I don't know where to get the sand, but just wanted to welcome you. There are several members here in Colorado, and it is always good to see more!


----------



## LS6 Tommy (May 13, 2006)

Welcome aboard, DC. UNC!

Tommy


----------



## spypet (Sep 15, 2006)

*DC*, it seems tex-blast was sand blasting product that appears to have been popular with aquarists a decade ago. there are many more choices available today, so pretty much any inert 1-2mm sandy gravel of the color you like will approximate the benefits of tex-blast in a planted tank.

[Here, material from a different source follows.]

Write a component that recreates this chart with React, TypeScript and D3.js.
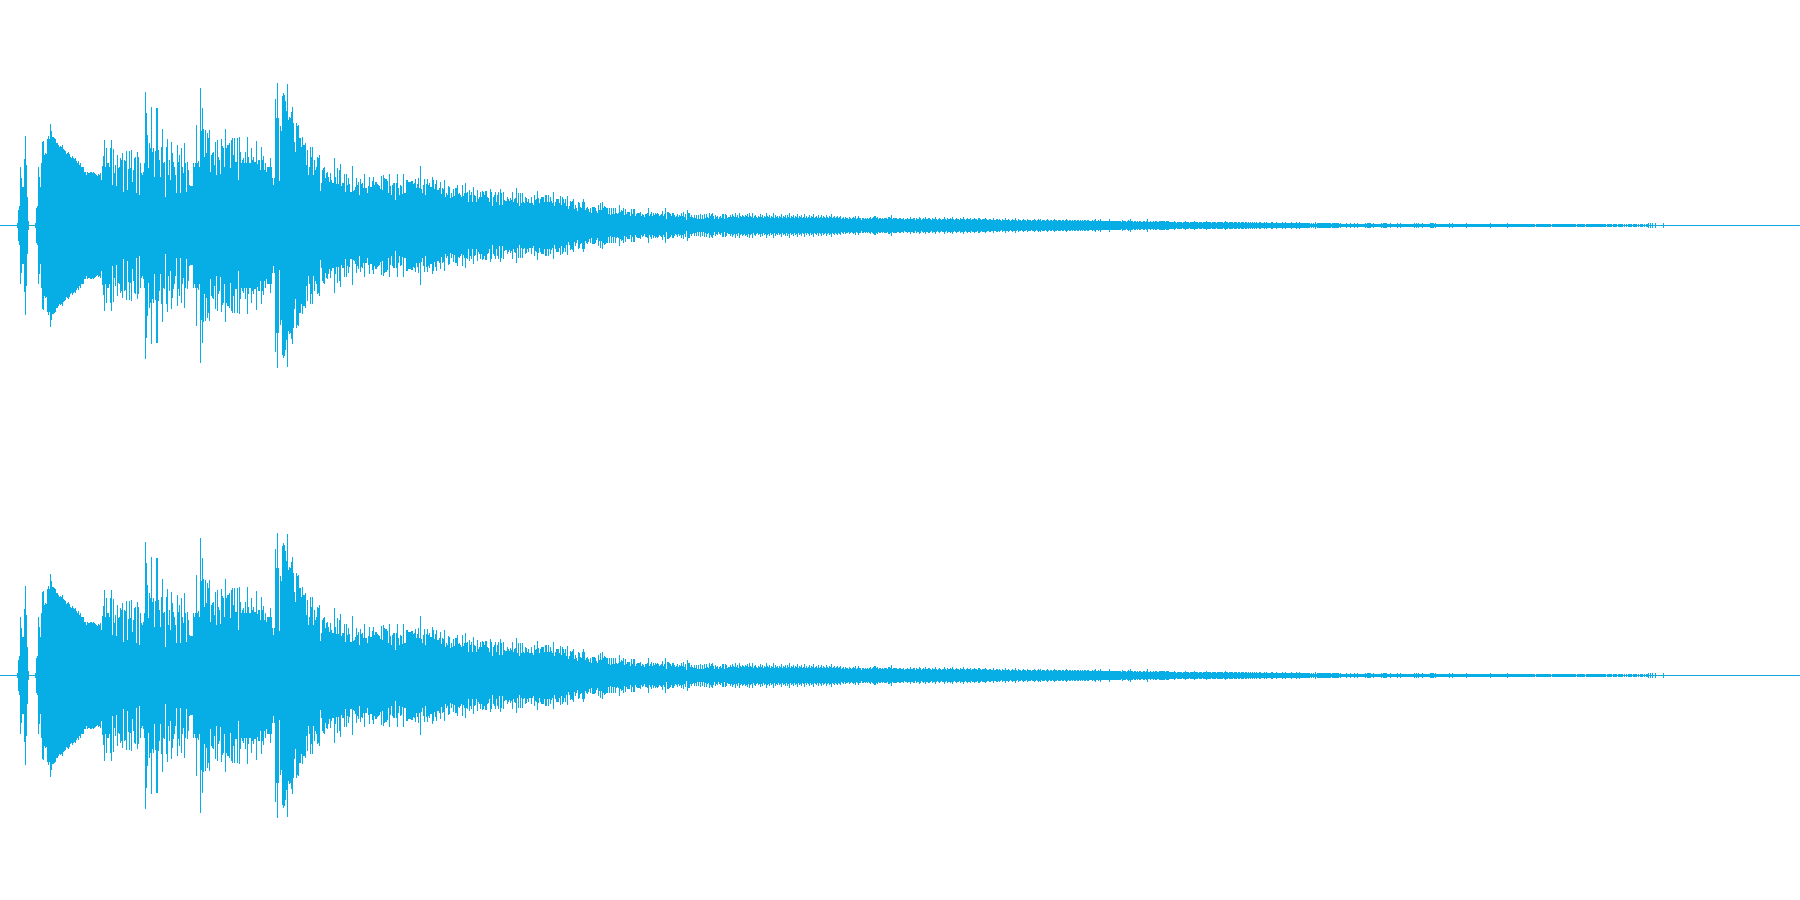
import React from "react";
import * as d3 from "d3";

// Peak level of the stereo waveform, per column of samples. Full scale is 225.
const attackPeaks = [
  0,0,0,0,0,0,0,0,0,0,
  0,0,0,0,0,0,0,2,15,19,
  58,47,38,38,66,89,60,28,4,0,
  0,0,0,0,0,2,17,19,58,48,
  38,62,83,84,70,72,71,86,89,86,
  101,94,88,88,87,86,82,82,80,78,
  79,78,80,76,75,74,71,72,73,71,
  68,67,69,67,66,67,64,62,64,60,
  62,58,58,58,53,53,50,53,52,52,
  53,53,52,53,52,51,50,49,51,50,
  52,45,59,69,85,58,77,62,62,58,
  77,85,40,76,52,60,39,70,57,58,
  67,65,72,33,65,64,74,35,56,74,
  57,75,43,55,67,68,32,73,68,30,
  62,52,50,53,62,133,112,90,57,82,
  77,118,73,77,48,74,117,117,75,65,
  48,78,96,62,63,28,78,86,50,65,
  45,83,72,63,58,50,32,80,63,70,
  32,77,58,52,82,62,33,63,55,40,
  39,39,39,62,58,62,100,62,64,58,
  137,94,117,96,68,95,72,92,87,95,
  53,70,72,73,60,83,50,85,68,65,
  51,86,79,77,58,96,77,80,80,82,
  57,85,87,70,87,63,63,87,45,88,
  73,62,65,67,62,73,62,88,68,62,
  62,77,65,68,63,63,84,61,65,65,
  55,78,65,69,55,62,53,58,58,58,
  67,58,47,40,47,126,107,142,107,44,
  99,94,129,132,130,124,114,141,105,108,
  107,113,118,102,83,73,102,99,100,87,
  87,78,88,80,80,82,60,75,50,58,
  78,68,78,50,65,55,58,68,67,70,
  34,42,55,57,58,47,52,53,48,43,
  52,45,42,42,67,48,41,57,41,55,
];

const bodyPeaks = [
  61,39,42,42,51,33,51,40,47,41,
  33,33,59,34,35,38,47,40,43,30,
  46,41,42,37,51,37,37,32,39,48,
  38,38,44,48,40,43,43,41,40,39,
  36,49,35,50,47,46,46,44,32,51,
  39,30,40,42,42,25,42,51,37,30,
  40,39,31,51,32,32,45,45,43,43,
  43,44,44,41,42,46,37,41,47,37,
  59,36,32,40,46,30,41,46,40,42,
  38,38,48,45,36,41,45,35,35,37,
  43,31,37,36,45,28,32,30,39,38,
  27,32,28,36,29,37,37,40,31,32,
  30,28,40,29,32,42,32,33,23,35,
  30,33,23,38,30,29,23,35,26,28,
  33,28,34,33,30,34,34,28,27,23,
  36,33,19,28,30,33,23,30,33,20,
  36,32,20,33,25,24,24,28,26,24,
  27,25,33,23,26,27,37,22,32,19,
  32,22,32,23,22,28,27,23,26,22,
  22,28,22,20,30,25,26,34,27,22,
  26,28,28,28,23,30,30,23,30,23,
  28,24,22,33,19,23,26,26,26,22,
  29,20,28,26,22,26,19,29,16,19,
  24,23,24,26,16,20,17,14,23,22,
  18,17,23,26,23,15,17,18,16,13,
];

const decayPeaks = [
  17,12,18,18,18,17,14,12,20,15,
  22,15,23,17,19,18,17,17,11,17,
  10,17,11,17,11,17,12,11,12,20,
  13,15,14,17,10,16,11,13,13,13,
  9,16,11,16,16,9,11,12,12,12,
  13,9,11,10,8,11,11,12,17,9,
  11,13,9,12,10,12,11,12,11,9,
  10,11,14,9,11,17,6,13,13,12,
  11,9,12,12,10,8,9,11,8,10,
  9,12,9,13,8,11,5,15,12,12,
  8,10,8,7,10,7,10,6,10,6,
  11,6,10,6,11,7,11,8,7,12,
  9,11,12,9,6,10,8,9,6,8,
  9,7,11,11,6,11,10,7,8,8,
  10,8,11,9,8,12,8,10,7,12,
  9,8,10,9,8,10,9,11,8,12,
  9,8,12,7,9,10,8,7,9,8,
  11,8,10,7,9,8,12,9,8,10,
  7,9,8,12,7,10,8,9,7,9,
  8,11,7,9,8,10,7,10,8,12,
  7,9,8,10,7,9,8,11,7,9,
  8,10,7,8,11,7,9,7,8,10,
  7,9,8,11,7,8,9,7,10,7,
  8,10,7,9,8,7,10,8,7,9,
  8,11,7,8,9,7,8,9,7,8,
];

const sustainPeaks = [
  9,6,7,8,6,8,7,7,6,8,
  7,6,7,8,7,9,6,7,9,7,
  7,5,7,7,6,7,6,7,6,7,
  8,6,7,8,9,9,7,8,6,7,
  7,6,7,6,7,7,7,6,8,8,
  7,10,6,7,7,7,7,6,6,7,
  7,6,6,7,5,6,6,7,6,6,
  8,6,6,7,7,5,7,6,6,8,
  7,5,6,7,6,8,6,6,7,7,
  6,5,7,6,6,8,6,5,6,7,
  6,5,6,6,8,6,5,7,6,6,
  7,6,8,6,5,6,7,6,6,5,
  7,6,6,8,6,5,6,7,6,6,
  7,5,6,6,7,6,6,5,7,7,
  6,5,6,6,6,7,6,5,5,6,
  6,5,5,7,5,5,6,6,5,6,
  5,4,6,5,5,7,5,5,6,5,
  4,5,6,5,5,7,5,4,6,5,
  5,4,5,6,5,5,4,6,5,5,
  5,4,5,5,6,5,4,5,6,5,
  6,4,5,5,5,4,5,6,5,4,
  5,5,4,5,6,5,5,4,5,5,
  5,4,5,5,4,5,6,5,4,5,
  5,4,5,4,5,5,4,5,5,4,
  5,4,5,4,5,5,4,5,5,4,
];

const fadePeaks = [
  4,4,5,4,5,6,4,4,5,4,
  6,4,4,4,4,4,4,4,4,6,
  4,4,4,4,4,4,4,4,4,4,
  4,3,5,4,4,4,3,4,5,4,
  6,4,4,3,4,4,3,4,3,4,
  4,3,3,4,4,3,4,6,3,3,
  4,3,3,4,3,4,4,3,3,4,
  4,4,4,4,4,3,4,4,4,3,
  3,3,3,3,4,3,2,3,3,3,
  3,3,2,3,3,4,3,3,3,2,
  3,3,3,3,4,3,3,3,2,3,
  3,3,2,3,3,3,4,3,3,3,
  3,2,3,3,3,3,2,3,3,3,
  3,3,3,2,3,4,3,3,2,3,
  3,3,3,2,3,3,3,2,3,3,
  2,3,3,3,2,3,3,2,3,2,
  3,2,3,2,3,2,3,2,2,3,
  3,2,2,2,3,2,3,2,2,2,
  2,3,3,2,2,2,3,2,2,2,
  2,2,3,2,2,3,2,2,2,2,
  2,3,2,2,2,2,3,2,2,3,
  2,2,2,2,2,2,2,2,2,2,
  1,2,1,2,1,3,1,2,2,2,
  2,2,2,2,2,2,2,2,2,2,
  2,1,2,2,2,2,2,2,2,1,
];

// Tail as [level, column count] runs.
const tailRuns = [
  [2,1],[1,5],[2,1],[1,3],[2,1],[1,3],[2,1],[1,2],[2,1],[1,7],[2,1],[1,1],[2,4],[1,2],[2,1],
  [1,7],[2,1],[1,1],[2,4],[1,3],[2,1],[1,6],[2,1],[1,2],[2,1],[1,13],[2,1],[1,1],[2,1],
  [1,1],[2,1],[1,3],[2,1],[1,7],[2,4],[1,1],[2,1],[1,13],[2,1],[1,2],[2,1],[1,13],[2,1],
  [1,23],[2,1],[1,16],[2,1],[1,27],[0,1],[1,15],[0,1],[1,24],[0,1],[1,8],[0,1],[1,20],
  [0,1],[1,5],[0,1],[1,4],[0,1],[1,5],[0,1],[1,1],[0,1],[1,1],[0,1],[1,4],[0,1],[1,4],
  [0,1],[1,1],[0,1],[1,3],[0,1],[1,1],[0,1],[1,2],[2,1],[0,1],[2,1],[0,1],[2,1],[0,2],[2,1],[0,7],[2,1],
];

const segments = [
  { start: 0, peaks: attackPeaks },
  { start: 340, peaks: bodyPeaks },
  { start: 590, peaks: decayPeaks },
  { start: 840, peaks: sustainPeaks },
  { start: 1090, peaks: fadePeaks },
  { start: 1340, peaks: tailRuns.flatMap(([level, count]) => d3.range(count).map(() => level)) },
];

const WIDTH = 1800;
const HEIGHT = 900;
const FILL = "#07ade5";
const BASELINE = "#14a7de";

const samples = segments.flatMap(({ start, peaks }) =>
  peaks.map((level, i) => ({ column: start + i, level }))
);

const x = d3.scaleLinear().domain([0, WIDTH]).range([0, WIDTH]);
const y = d3.scaleLinear().domain([225, -225]).range([0, HEIGHT / 2]);
const channels = [0, HEIGHT / 2];

export default function App() {
  return (
    <svg
      width={WIDTH}
      height={HEIGHT}
      viewBox={`0 0 ${WIDTH} ${HEIGHT}`}
      style={{ position: "absolute", left: 0, top: 0, background: "#fff" }}
      shapeRendering="crispEdges"
    >
      {channels.map((offset) => (
        <g key={offset} transform={`translate(0,${offset})`}>
          <rect x={x(0)} y={y(0)} width={x(WIDTH) - x(0)} height={1} fill={BASELINE} />
          {samples
            .filter((d) => d.level > 0)
            .map((d) => (
              <rect
                key={d.column}
                x={x(d.column)}
                y={y(d.level)}
                width={x(1) - x(0)}
                height={y(-d.level) - y(d.level) + 1}
                fill={FILL}
              />
            ))}
        </g>
      ))}
    </svg>
  );
}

two inert 1-2mm (no thicker than a nickel) gravels from Carib Sea would be;

Peace River _Substrate_ - Product #: 00832 (20 lb. bag); 00862 (50 lb. bag).
completely inert (reds and browns) freshwater








Ivory Coast _Sand_ - Product #: 00223 (20 lb.); 00253 (50 lb.).
buffers for Cichlids (browns and white) brackishwater









this 1-2mm size is a great compromise for those who like the look of sand(<1mm) have fish who like to dig a little, yet can avoid the compaction problems of sand by using something close to a plant appropriete substrate(2-5mm) grain size.

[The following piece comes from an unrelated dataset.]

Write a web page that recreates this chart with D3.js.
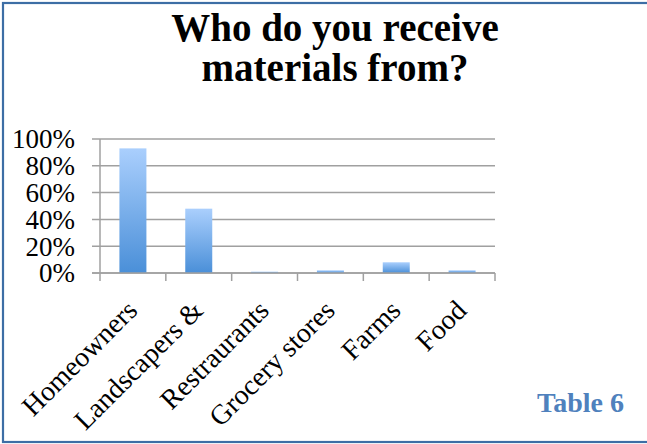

there are many other 1-2mm substrates around in black, white, any natural color you like. the pictures above are a darker than how the colors will appear in your tank.


----------



## DC.UNC (Dec 7, 2006)

What about using my two bags of Flourite as a 2 inch base and adding some "inert" play sand from home depot on top. About an inch to an inch and a half, then half an inch more of the Flourite on top? Will this give me desired results, or will the sand sink below the Flourite and eventually be ineffective?


----------



## Moe (Jan 22, 2004)

They sell TEX BLAST around here at LFS. I know that doesn't help you much.


----------



## ianmoede (Oct 1, 2004)

There is a store in austin texas called aquatek that sells it. Maybe you could call them up and ask about their supplier.


----------



## TWood (Nov 1, 2005)

The company is called Tec Minerals. Do a search and find their website, then ask where they sell in your area.


----------